>>>
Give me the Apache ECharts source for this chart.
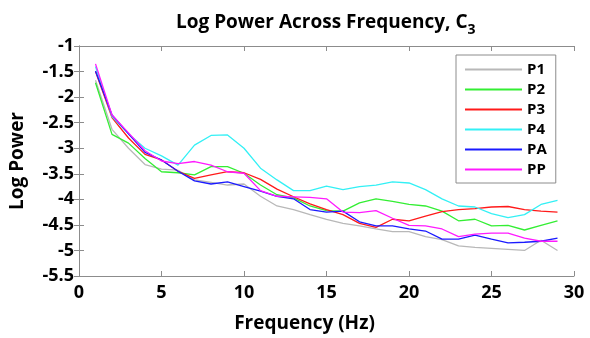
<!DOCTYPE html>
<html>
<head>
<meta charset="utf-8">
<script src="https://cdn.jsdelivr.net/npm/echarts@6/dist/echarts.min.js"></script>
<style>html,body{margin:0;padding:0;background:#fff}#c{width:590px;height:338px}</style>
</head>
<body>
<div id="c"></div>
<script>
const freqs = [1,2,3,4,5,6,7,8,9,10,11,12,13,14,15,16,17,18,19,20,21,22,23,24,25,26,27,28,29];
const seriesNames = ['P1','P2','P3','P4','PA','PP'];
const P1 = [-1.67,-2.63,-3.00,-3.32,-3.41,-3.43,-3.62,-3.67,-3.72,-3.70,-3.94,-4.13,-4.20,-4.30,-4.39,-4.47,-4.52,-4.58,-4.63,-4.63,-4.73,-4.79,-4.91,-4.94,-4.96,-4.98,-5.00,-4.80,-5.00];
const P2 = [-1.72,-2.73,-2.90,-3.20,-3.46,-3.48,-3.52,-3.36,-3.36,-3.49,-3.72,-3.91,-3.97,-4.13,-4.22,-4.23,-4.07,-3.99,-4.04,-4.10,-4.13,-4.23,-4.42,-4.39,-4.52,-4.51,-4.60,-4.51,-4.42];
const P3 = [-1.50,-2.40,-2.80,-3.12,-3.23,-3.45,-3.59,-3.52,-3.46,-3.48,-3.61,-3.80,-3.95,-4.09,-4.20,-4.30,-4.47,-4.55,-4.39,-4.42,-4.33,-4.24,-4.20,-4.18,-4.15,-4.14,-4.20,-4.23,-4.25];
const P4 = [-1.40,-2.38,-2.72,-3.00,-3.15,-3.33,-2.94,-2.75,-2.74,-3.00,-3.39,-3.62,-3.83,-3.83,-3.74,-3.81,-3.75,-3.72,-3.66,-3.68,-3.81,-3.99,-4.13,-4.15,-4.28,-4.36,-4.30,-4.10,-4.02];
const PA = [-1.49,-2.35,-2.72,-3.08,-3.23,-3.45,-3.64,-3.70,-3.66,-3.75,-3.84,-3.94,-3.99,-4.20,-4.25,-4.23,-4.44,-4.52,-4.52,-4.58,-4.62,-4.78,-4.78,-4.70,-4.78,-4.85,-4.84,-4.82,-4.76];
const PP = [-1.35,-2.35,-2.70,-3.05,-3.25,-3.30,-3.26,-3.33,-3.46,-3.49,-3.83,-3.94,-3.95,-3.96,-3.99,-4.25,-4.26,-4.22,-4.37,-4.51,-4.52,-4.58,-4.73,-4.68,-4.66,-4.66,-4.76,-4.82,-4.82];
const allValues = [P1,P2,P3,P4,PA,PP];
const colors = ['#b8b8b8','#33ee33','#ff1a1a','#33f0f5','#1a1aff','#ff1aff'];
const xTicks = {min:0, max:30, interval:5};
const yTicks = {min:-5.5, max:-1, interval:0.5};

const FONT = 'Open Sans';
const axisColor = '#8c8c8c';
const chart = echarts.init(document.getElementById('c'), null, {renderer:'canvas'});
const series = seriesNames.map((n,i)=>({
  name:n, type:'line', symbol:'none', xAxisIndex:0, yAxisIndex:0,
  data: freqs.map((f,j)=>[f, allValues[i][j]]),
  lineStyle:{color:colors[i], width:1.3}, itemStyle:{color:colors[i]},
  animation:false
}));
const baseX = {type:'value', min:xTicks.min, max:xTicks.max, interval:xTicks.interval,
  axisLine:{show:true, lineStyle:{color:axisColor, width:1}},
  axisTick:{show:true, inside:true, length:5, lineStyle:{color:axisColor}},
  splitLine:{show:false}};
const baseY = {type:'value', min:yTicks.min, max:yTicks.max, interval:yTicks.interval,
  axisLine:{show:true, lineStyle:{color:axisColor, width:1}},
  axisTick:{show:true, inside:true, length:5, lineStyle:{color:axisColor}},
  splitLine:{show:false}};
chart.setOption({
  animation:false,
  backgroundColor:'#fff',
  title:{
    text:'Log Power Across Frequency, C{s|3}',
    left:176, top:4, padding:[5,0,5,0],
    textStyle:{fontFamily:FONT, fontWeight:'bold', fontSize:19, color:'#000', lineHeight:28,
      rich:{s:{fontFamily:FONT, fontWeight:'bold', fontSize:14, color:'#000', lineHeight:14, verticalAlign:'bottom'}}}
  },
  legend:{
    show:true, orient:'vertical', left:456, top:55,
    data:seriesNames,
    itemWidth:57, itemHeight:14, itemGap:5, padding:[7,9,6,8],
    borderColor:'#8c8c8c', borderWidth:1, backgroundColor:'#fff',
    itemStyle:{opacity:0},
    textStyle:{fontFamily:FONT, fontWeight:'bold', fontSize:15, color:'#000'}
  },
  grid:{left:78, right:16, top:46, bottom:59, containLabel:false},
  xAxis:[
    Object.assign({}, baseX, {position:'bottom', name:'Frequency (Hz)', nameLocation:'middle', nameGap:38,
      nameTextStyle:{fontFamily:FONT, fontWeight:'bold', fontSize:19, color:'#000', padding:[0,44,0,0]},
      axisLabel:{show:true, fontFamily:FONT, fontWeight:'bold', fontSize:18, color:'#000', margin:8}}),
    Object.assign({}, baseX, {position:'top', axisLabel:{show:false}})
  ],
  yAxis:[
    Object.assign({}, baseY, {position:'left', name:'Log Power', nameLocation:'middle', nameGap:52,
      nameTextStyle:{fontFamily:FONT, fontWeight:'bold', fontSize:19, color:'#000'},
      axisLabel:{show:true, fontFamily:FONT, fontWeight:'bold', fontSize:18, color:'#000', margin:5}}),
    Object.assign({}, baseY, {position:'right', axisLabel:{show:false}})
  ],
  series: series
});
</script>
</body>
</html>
<<<
_WRITTEN EXERCISE_
Copy the listing exactly. Any image in it stays out of the copy.

_COMPLETED TASK_
Give me the Apache ECharts source for this chart.
<!DOCTYPE html>
<html>
<head>
<meta charset="utf-8">
<script src="https://cdn.jsdelivr.net/npm/echarts@6/dist/echarts.min.js"></script>
<style>html,body{margin:0;padding:0;background:#fff}#c{width:590px;height:338px}</style>
</head>
<body>
<div id="c"></div>
<script>
const freqs = [1,2,3,4,5,6,7,8,9,10,11,12,13,14,15,16,17,18,19,20,21,22,23,24,25,26,27,28,29];
const seriesNames = ['P1','P2','P3','P4','PA','PP'];
const P1 = [-1.67,-2.63,-3.00,-3.32,-3.41,-3.43,-3.62,-3.67,-3.72,-3.70,-3.94,-4.13,-4.20,-4.30,-4.39,-4.47,-4.52,-4.58,-4.63,-4.63,-4.73,-4.79,-4.91,-4.94,-4.96,-4.98,-5.00,-4.80,-5.00];
const P2 = [-1.72,-2.73,-2.90,-3.20,-3.46,-3.48,-3.52,-3.36,-3.36,-3.49,-3.72,-3.91,-3.97,-4.13,-4.22,-4.23,-4.07,-3.99,-4.04,-4.10,-4.13,-4.23,-4.42,-4.39,-4.52,-4.51,-4.60,-4.51,-4.42];
const P3 = [-1.50,-2.40,-2.80,-3.12,-3.23,-3.45,-3.59,-3.52,-3.46,-3.48,-3.61,-3.80,-3.95,-4.09,-4.20,-4.30,-4.47,-4.55,-4.39,-4.42,-4.33,-4.24,-4.20,-4.18,-4.15,-4.14,-4.20,-4.23,-4.25];
const P4 = [-1.40,-2.38,-2.72,-3.00,-3.15,-3.33,-2.94,-2.75,-2.74,-3.00,-3.39,-3.62,-3.83,-3.83,-3.74,-3.81,-3.75,-3.72,-3.66,-3.68,-3.81,-3.99,-4.13,-4.15,-4.28,-4.36,-4.30,-4.10,-4.02];
const PA = [-1.49,-2.35,-2.72,-3.08,-3.23,-3.45,-3.64,-3.70,-3.66,-3.75,-3.84,-3.94,-3.99,-4.20,-4.25,-4.23,-4.44,-4.52,-4.52,-4.58,-4.62,-4.78,-4.78,-4.70,-4.78,-4.85,-4.84,-4.82,-4.76];
const PP = [-1.35,-2.35,-2.70,-3.05,-3.25,-3.30,-3.26,-3.33,-3.46,-3.49,-3.83,-3.94,-3.95,-3.96,-3.99,-4.25,-4.26,-4.22,-4.37,-4.51,-4.52,-4.58,-4.73,-4.68,-4.66,-4.66,-4.76,-4.82,-4.82];
const allValues = [P1,P2,P3,P4,PA,PP];
const colors = ['#b8b8b8','#33ee33','#ff1a1a','#33f0f5','#1a1aff','#ff1aff'];
const xTicks = {min:0, max:30, interval:5};
const yTicks = {min:-5.5, max:-1, interval:0.5};

const FONT = 'Open Sans';
const axisColor = '#8c8c8c';
const chart = echarts.init(document.getElementById('c'), null, {renderer:'canvas'});
const series = seriesNames.map((n,i)=>({
  name:n, type:'line', symbol:'none', xAxisIndex:0, yAxisIndex:0,
  data: freqs.map((f,j)=>[f, allValues[i][j]]),
  lineStyle:{color:colors[i], width:1.3}, itemStyle:{color:colors[i]},
  animation:false
}));
const baseX = {type:'value', min:xTicks.min, max:xTicks.max, interval:xTicks.interval,
  axisLine:{show:true, lineStyle:{color:axisColor, width:1}},
  axisTick:{show:true, inside:true, length:5, lineStyle:{color:axisColor}},
  splitLine:{show:false}};
const baseY = {type:'value', min:yTicks.min, max:yTicks.max, interval:yTicks.interval,
  axisLine:{show:true, lineStyle:{color:axisColor, width:1}},
  axisTick:{show:true, inside:true, length:5, lineStyle:{color:axisColor}},
  splitLine:{show:false}};
chart.setOption({
  animation:false,
  backgroundColor:'#fff',
  title:{
    text:'Log Power Across Frequency, C{s|3}',
    left:176, top:4, padding:[5,0,5,0],
    textStyle:{fontFamily:FONT, fontWeight:'bold', fontSize:19, color:'#000', lineHeight:28,
      rich:{s:{fontFamily:FONT, fontWeight:'bold', fontSize:14, color:'#000', lineHeight:14, verticalAlign:'bottom'}}}
  },
  legend:{
    show:true, orient:'vertical', left:456, top:55,
    data:seriesNames,
    itemWidth:57, itemHeight:14, itemGap:5, padding:[7,9,6,8],
    borderColor:'#8c8c8c', borderWidth:1, backgroundColor:'#fff',
    itemStyle:{opacity:0},
    textStyle:{fontFamily:FONT, fontWeight:'bold', fontSize:15, color:'#000'}
  },
  grid:{left:78, right:16, top:46, bottom:59, containLabel:false},
  xAxis:[
    Object.assign({}, baseX, {position:'bottom', name:'Frequency (Hz)', nameLocation:'middle', nameGap:38,
      nameTextStyle:{fontFamily:FONT, fontWeight:'bold', fontSize:19, color:'#000', padding:[0,44,0,0]},
      axisLabel:{show:true, fontFamily:FONT, fontWeight:'bold', fontSize:18, color:'#000', margin:8}}),
    Object.assign({}, baseX, {position:'top', axisLabel:{show:false}})
  ],
  yAxis:[
    Object.assign({}, baseY, {position:'left', name:'Log Power', nameLocation:'middle', nameGap:52,
      nameTextStyle:{fontFamily:FONT, fontWeight:'bold', fontSize:19, color:'#000'},
      axisLabel:{show:true, fontFamily:FONT, fontWeight:'bold', fontSize:18, color:'#000', margin:5}}),
    Object.assign({}, baseY, {position:'right', axisLabel:{show:false}})
  ],
  series: series
});
</script>
</body>
</html>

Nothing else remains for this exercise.